Das Erstgericht wies das Klagebegehren zur Gänze ab. Es stellte folgenden wesentlichen Sachverhalt fest:
Die Streitteile leben seit 1972 getrennt, nachdem es zuvor wegen der ehewidrigen Beziehungen des Beklagten zu einer anderen Frau zu Streitigkeiten gekommen war, welche auch in Tätlichkeiten ausgeartet waren. Der Beklagte wurde deshalb am 23. November 1972 rechtskräftig wegen Übertretung nach § 419 StG verurteilt. Am 7. November 1972 trafen die Streitteile vor dem Rechtsanwalt Dr. R in Wels eine Unterhaltsregelung sowie eine Regelung der vermögensrechtlichen Auseinandersetzung für den Fall der Scheidung. Diese Vereinbarung hatte jedoch ausdrücklich eine Scheidung als Geschäftsgrundlage, weshalb ihr Inhalt nicht näher erörtert zu werden brauche. Der Beklagte leistet für den 1967 geborenen ehelichen Sohn einen monatlichen Unterhalt von 1300 S und für ein 1974 geborenes außereheliches Kind monatlich 1000 S. Die Klägerin ist seit 1972 Hausbesorgerin und hat neben freier Wohnung ein monatliches Durchschnittseinkommen von etwa 4300+S. Bis Dezember 1976 verrichtete sie zusätzliche Reinigungsarbeiten, wodurch sie ein monatliches Mehreinkommen von 300 S hatte. Eine Feststellung darüber, ob ihr auf Grund ihres Gesundheitszustandes die Erzielung eines Mehreinkommens zumutbar ist, brauche aus rechtlichen Erwägungen nicht getroffen zu werden. Der Beklagte ist Hausmeister, hat eine freie Dienstwohnung und erzielt unter Berücksichtigung seiner Aufwendungen für eine Hilfskraft ein monatliches Durchschnittseinkommen von 10 000 S.

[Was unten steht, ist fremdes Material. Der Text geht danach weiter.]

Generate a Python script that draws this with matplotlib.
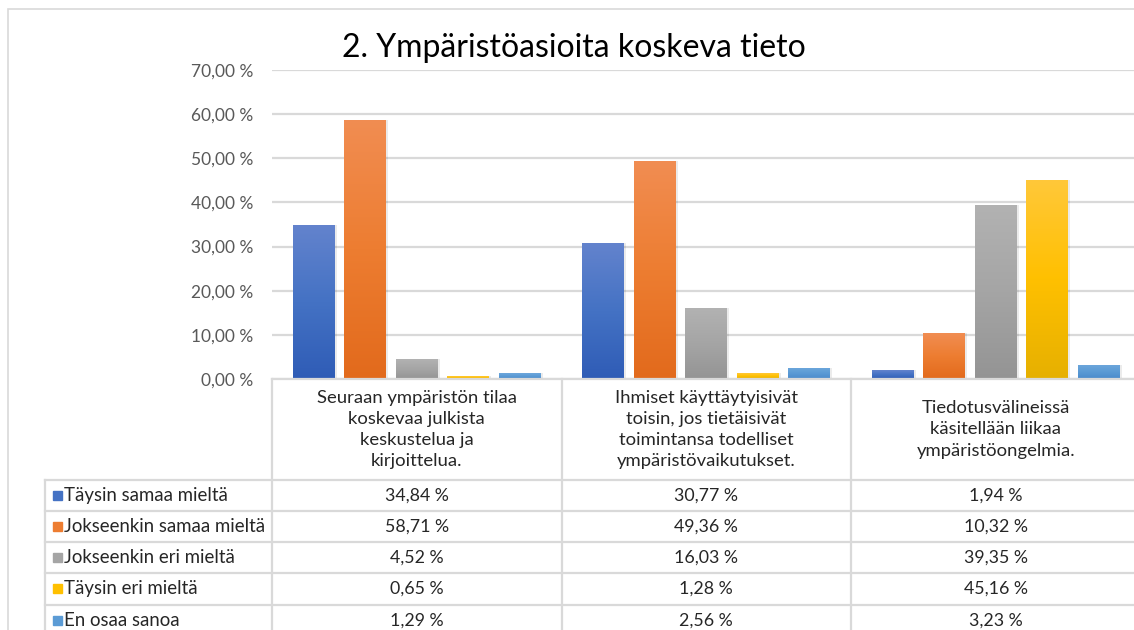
import matplotlib
matplotlib.use("Agg")
import matplotlib.pyplot as plt
import numpy as np
from matplotlib.colors import LinearSegmentedColormap
from matplotlib.transforms import blended_transform_factory

plt.rcParams['font.family'] = ['Lato', 'DejaVu Sans']

title = "2. Ympäristöasioita koskeva tieto"
categories = [
    "Seuraan ympäristön tilaa\nkoskevaa julkista\nkeskustelua ja\nkirjoittelua.",
    "Ihmiset käyttäytyisivät\ntoisin, jos tietäisivät\ntoimintansa todelliset\nympäristövaikutukset.",
    "Tiedotusvälineissä\nkäsitellään liikaa\nympäristöongelmia.",
]
series_names = ["Täysin samaa mieltä", "Jokseenkin samaa mieltä",
                "Jokseenkin eri mieltä", "Täysin eri mieltä", "En osaa sanoa"]
taysin_samaa = [34.84, 30.77, 1.94]
jokseenkin_samaa = [58.71, 49.36, 10.32]
jokseenkin_eri = [4.52, 16.03, 39.35]
taysin_eri = [0.65, 1.28, 45.16]
en_osaa = [1.29, 2.56, 3.23]
series_values = [taysin_samaa, jokseenkin_samaa, jokseenkin_eri, taysin_eri, en_osaa]
y_ticks = [0, 10, 20, 30, 40, 50, 60, 70]
y_tick_labels = ["0,00 %", "10,00 %", "20,00 %", "30,00 %", "40,00 %",
                 "50,00 %", "60,00 %", "70,00 %"]

colors = ["#4472C4", "#ED7D31", "#A5A5A5", "#FFC000", "#5B9BD5"]
# gradient stops (bottom, middle, top)
gradients = [
    ["#2F5CB6", "#4472C4", "#6383CD"],
    ["#E26A1C", "#ED7D31", "#F18D52"],
    ["#949494", "#A5A5A5", "#B2B2B2"],
    ["#E6B000", "#FFC000", "#FFC83A"],
    ["#4A8ACB", "#5B9BD5", "#6EA7DC"],
]

W, H = 1134, 630
fig = plt.figure(figsize=(W / 100, H / 100), dpi=100)

def fx(px):
    return px / W

def fy(py):
    return 1 - py / H

ax_left, ax_top, ax_bottom = 272, 70, 379
group_w = 289.5
ax = fig.add_axes([fx(ax_left), fy(ax_bottom), 3 * group_w / W, (ax_bottom - ax_top) / H])

# outer chart frame
fig.patches.append(plt.Rectangle((fx(8), fy(640)), 1.2, fy(9) - fy(640),
                                 transform=fig.transFigure, fill=False,
                                 edgecolor="#D9D9D9", linewidth=1.2))

x = np.arange(len(categories))
step = 51.5 / group_w
bw = 42 / group_w
grad = np.linspace(0, 1, 256).reshape(-1, 1)

for i, (vals, c, g) in enumerate(zip(series_values, colors, gradients)):
    offs = (i - 2) * step
    bars = ax.bar(x + offs, vals, width=bw, color=c, zorder=3, linewidth=0)
    cmap = LinearSegmentedColormap.from_list("g%d" % i, g)
    for b in bars:
        x0, y0 = b.get_x(), b.get_y()
        x1, y1 = x0 + b.get_width(), y0 + b.get_height()
        # soft shadow
        ax.bar(b.get_x() + b.get_width() / 2 + 0.004, b.get_height(), width=b.get_width() + 0.006,
               bottom=0, color="#000000", alpha=0.08, zorder=2, linewidth=0)
        im = ax.imshow(grad, extent=[x0, x1, y0, y1], origin="lower", aspect="auto",
                       cmap=cmap, zorder=4, interpolation="bilinear")
        im.set_clip_path(b)

ax.set_xlim(-0.5, 2.5)
ax.set_ylim(0, 70)
ax.set_yticks(y_ticks)
ax.set_yticklabels(y_tick_labels, fontsize=12.5, color="#595959")
ax.tick_params(axis="y", length=0, pad=13.5)
ax.set_xticks([])
ax.grid(axis="y", color="#D9D9D9", linewidth=1.6, zorder=0)
ax.set_axisbelow(True)
for s in ax.spines.values():
    s.set_visible(False)

fig.text(0.506, fy(48), title, ha="center", va="center", fontsize=23, color="#000000")

# ---- data table ----
line_c = "#D9D9D9"
lw = 1.6
row_lines = [480, 511, 542, 573, 605]
row_h = 31.3
bt = blended_transform_factory(ax.transData, fig.transFigure)

fig.add_artist(plt.Line2D([fx(272), 1.0], [fy(379), fy(379)], color=line_c, lw=lw,
                          transform=fig.transFigure))
for yl in row_lines:
    fig.add_artist(plt.Line2D([fx(45), 1.0], [fy(yl), fy(yl)], color=line_c, lw=lw,
                              transform=fig.transFigure))
fig.add_artist(plt.Line2D([fx(45), fx(45)], [fy(480), 0], color=line_c, lw=lw,
                          transform=fig.transFigure))
for xb in [-0.5, 0.5, 1.5, 2.5]:
    fig.add_artist(plt.Line2D([xb, xb], [fy(379), 0], color=line_c, lw=lw, transform=bt))

for j, cat in enumerate(categories):
    fig.text(j, fy(429.5), cat, transform=bt, ha="center", va="center",
             fontsize=13.3, color="#262626", linespacing=1.4)

for i, (name, vals, c) in enumerate(zip(series_names, series_values, colors)):
    yc = row_lines[i] + row_h / 2
    fig.patches.append(plt.Rectangle((fx(53), fy(yc + 4.5)), fx(9), 9 / H,
                                     transform=fig.transFigure, color=c))
    fig.text(fx(64), fy(yc), name, ha="left", va="center", fontsize=13.4, color="#262626")
    for j, v in enumerate(vals):
        fig.text(j, fy(yc), ("%.2f" % v).replace(".", ",") + " %", transform=bt,
                 ha="center", va="center", fontsize=12.8, color="#262626")

fig.savefig("out.png", dpi=100, facecolor="white")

Rechtlich beurteilte das Erstgericht diesen Sachverhalt dahin, daß die Klägerin abzüglich der Familienbeihilfe über monatlich 4000 S, der Beklagte nach Abzug seiner Unterhaltsleistungen für die beiden Kinder über monatlich 7700 S verfüge. Bei dieser Einkommensrelation stehe der Klägerin kein Unterhaltsanspruch mehr zu.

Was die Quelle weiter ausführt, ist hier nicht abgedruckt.